_CHALLENGE_.
Copy each line of the entries that contains the word "this".

_RECORD SET_.
═══

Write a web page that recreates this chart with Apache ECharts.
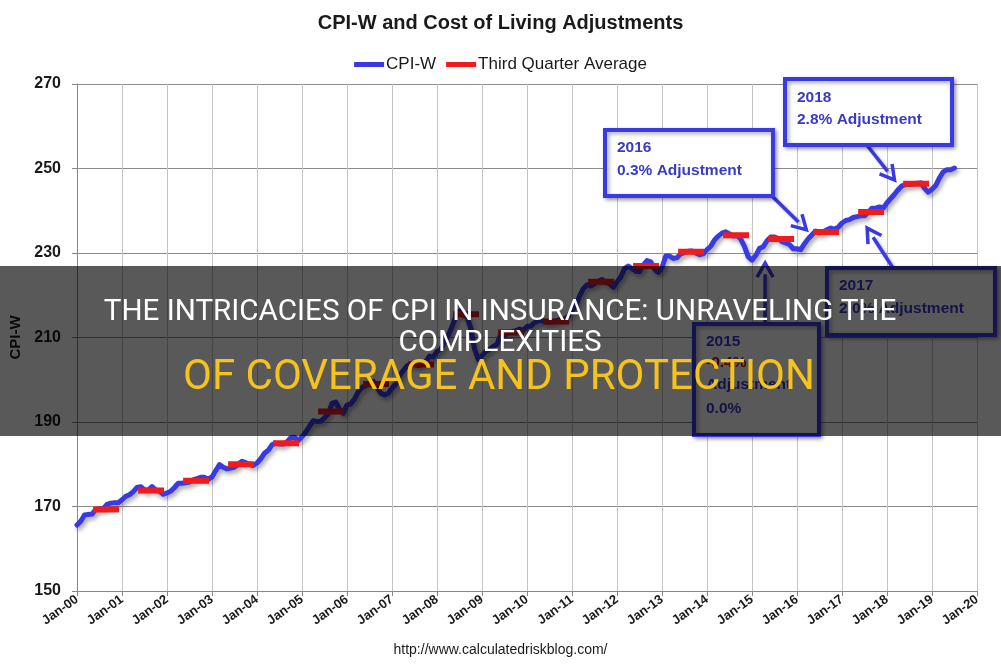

═══

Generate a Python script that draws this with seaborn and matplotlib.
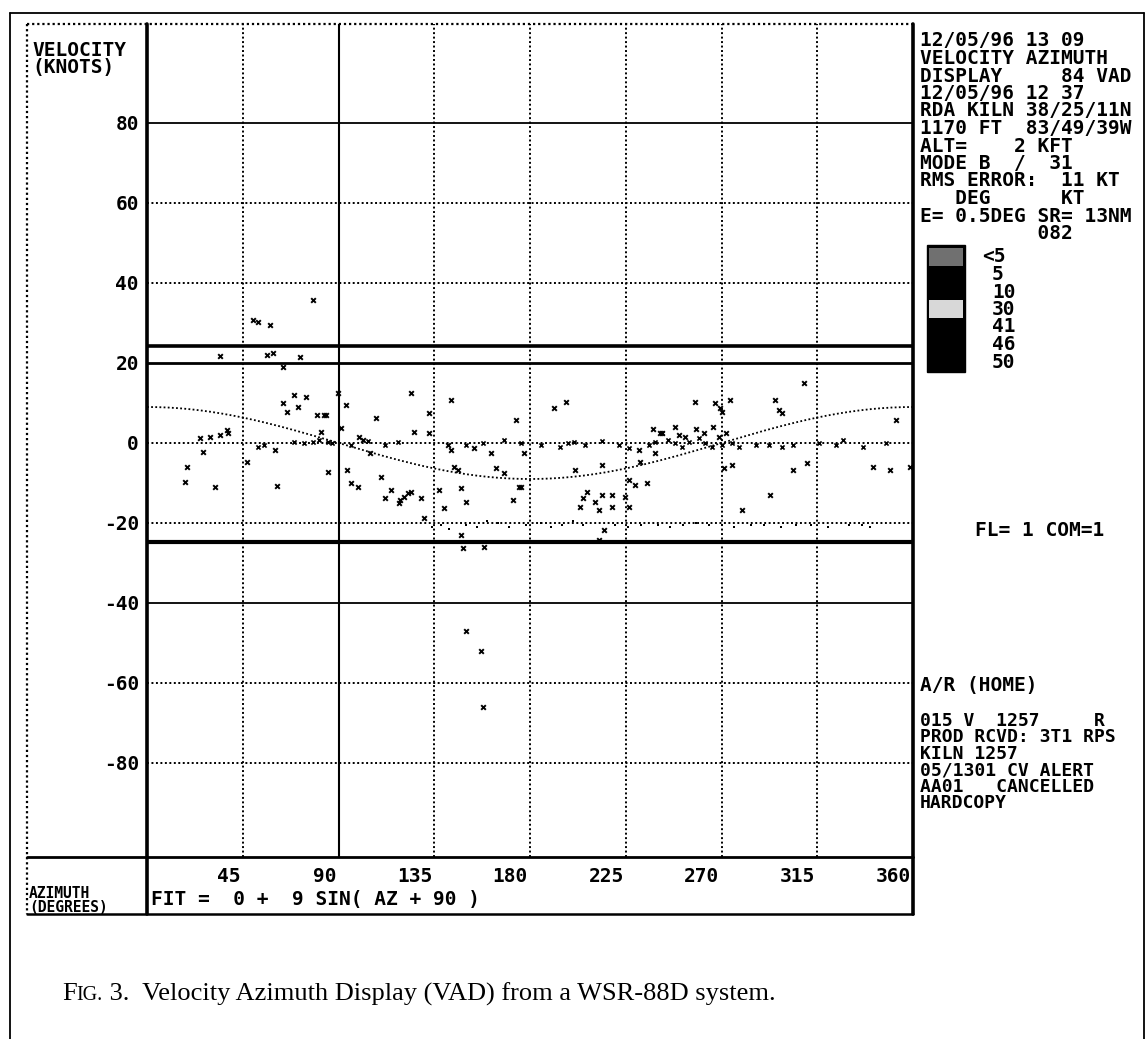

═══

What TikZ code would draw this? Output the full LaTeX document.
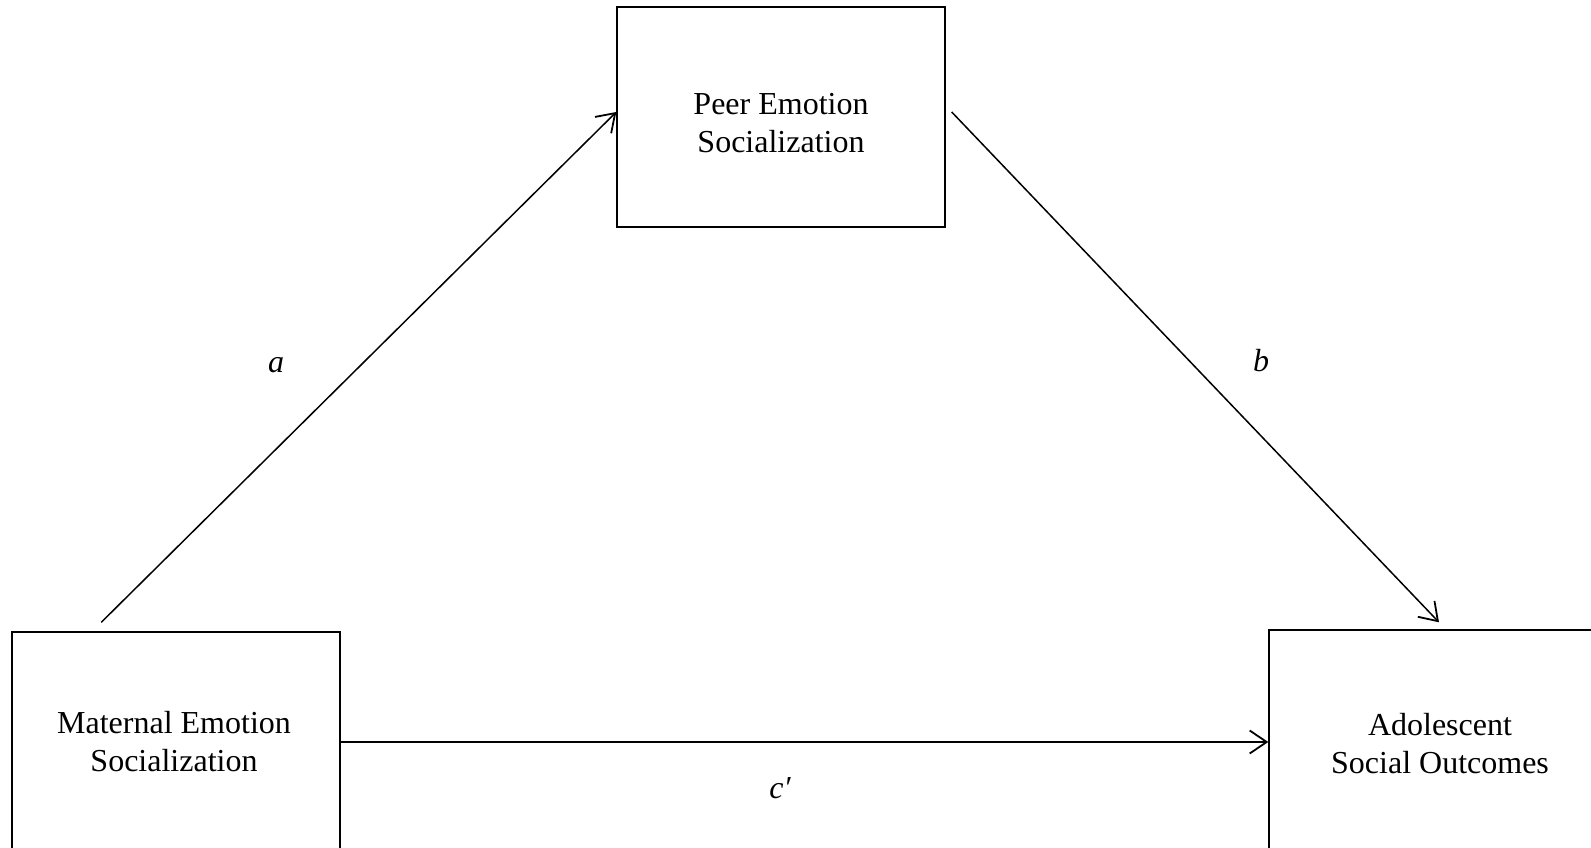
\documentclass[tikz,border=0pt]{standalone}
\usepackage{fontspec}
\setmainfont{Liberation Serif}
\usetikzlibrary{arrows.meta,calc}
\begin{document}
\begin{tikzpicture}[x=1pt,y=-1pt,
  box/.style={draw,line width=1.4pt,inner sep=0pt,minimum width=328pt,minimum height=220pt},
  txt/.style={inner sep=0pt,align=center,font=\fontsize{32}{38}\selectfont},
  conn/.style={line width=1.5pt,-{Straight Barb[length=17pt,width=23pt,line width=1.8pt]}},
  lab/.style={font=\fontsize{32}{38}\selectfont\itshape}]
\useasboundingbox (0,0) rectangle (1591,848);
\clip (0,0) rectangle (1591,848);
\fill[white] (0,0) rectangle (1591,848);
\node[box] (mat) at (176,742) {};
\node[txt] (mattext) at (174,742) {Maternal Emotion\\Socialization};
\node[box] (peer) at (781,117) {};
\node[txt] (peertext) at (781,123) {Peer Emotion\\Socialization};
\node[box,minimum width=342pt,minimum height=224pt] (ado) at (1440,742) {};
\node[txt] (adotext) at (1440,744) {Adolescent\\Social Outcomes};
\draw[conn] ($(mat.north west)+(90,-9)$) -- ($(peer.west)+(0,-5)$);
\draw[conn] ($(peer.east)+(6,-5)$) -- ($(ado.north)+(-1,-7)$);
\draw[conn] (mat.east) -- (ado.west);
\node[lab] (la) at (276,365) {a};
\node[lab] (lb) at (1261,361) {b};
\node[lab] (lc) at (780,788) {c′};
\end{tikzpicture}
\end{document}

═══

_EXPECTED ANSWER_.
Write a web page that recreates this chart with Apache ECharts.
Generate a Python script that draws this with seaborn and matplotlib.
What TikZ code would draw this? Output the full LaTeX document.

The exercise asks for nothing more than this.